信田:そうなの? 私、息子に色々やってあげなくてよかった(笑)。

斎藤:息子は「こんな親いらない」と思ったら簡単に捨てますよ。でも娘はそれができない。だから、母息子問題よりも母娘問題はこじれる。

信田:かつて母親は息子のほうをかわいがるものだと思っていたけど、それは長男相続の時代における母親自身のサバイバル術だったんですね。愛情というよりも「老後の保険」だった。

斎藤:親の面倒を見るのも、息子の場合、恩義よりは世間体です。親を捨てたら世間や親戚からたたかれるという配慮のほうが強い。今後「むき出し系」の母親が増えると、息子はもちろん、娘も罪悪感を感じなくてすむわけだから、反発しやすくなるかも。それはそれで健全かなと思うのですが。
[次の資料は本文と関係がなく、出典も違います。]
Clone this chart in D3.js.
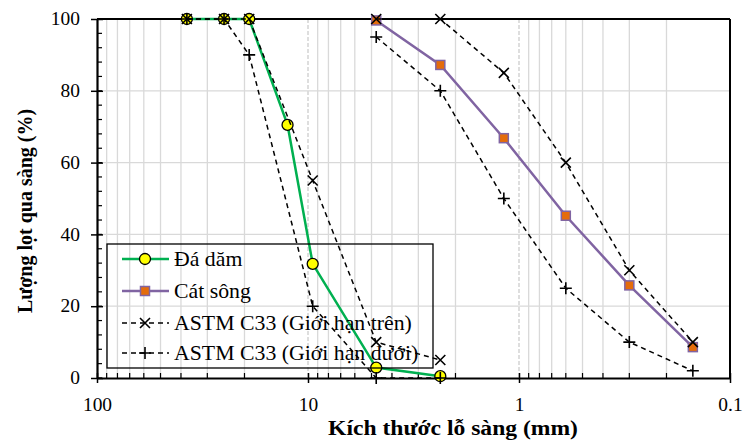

信田:ただ一方で、世間がまったく変わってない。「家族幻想」が根強く残っている。自分の家の中で起こっている親からの支配や虐待と、世間からの期待値との落差で、むしろ苦しむ子どもが増えるかもしれない。

斎藤:やめてほしいのが10歳でやる「2分の1成人式」という学校行事。親への感謝を強要する最悪の儀式ですよ。ああやって家族主義に洗脳していく。

信田:「親守詩(おやもりうた)」とかね。

斎藤:何ですか、それ?

信田:親が子どもを思って子守唄を歌うように、子どもが親への感謝や尊敬の気持ちを短歌にしたためる、という。全国大会まであるんです。

斎藤:いろんなことを思いつくなぁ(笑)。

信田:母娘問題に火がつくと、反作用のように家族主義、家族礼賛が強くなる。「生み育ててくれた母を悪く言うなんてけしからん」と。そうした中ではますます声が上げにくくなる。

斎藤:家族主義は個人を抑圧しますが、社会を安定させるという大きなメリットがあるんです。介護だって家族に丸投げできるから福祉への投資が少なくてすむ。自民党が家族主義をあおるのは、ある意味、合理的なんです。

信田:家族主義が強くなると、DVがますます増えるんじゃないでしょうか。ハラスメントや暴力に社会が厳しくなる中で、人前では出さないように気をつけるけれど、その分、家族や恋人といった親密な関係に矛先が向く。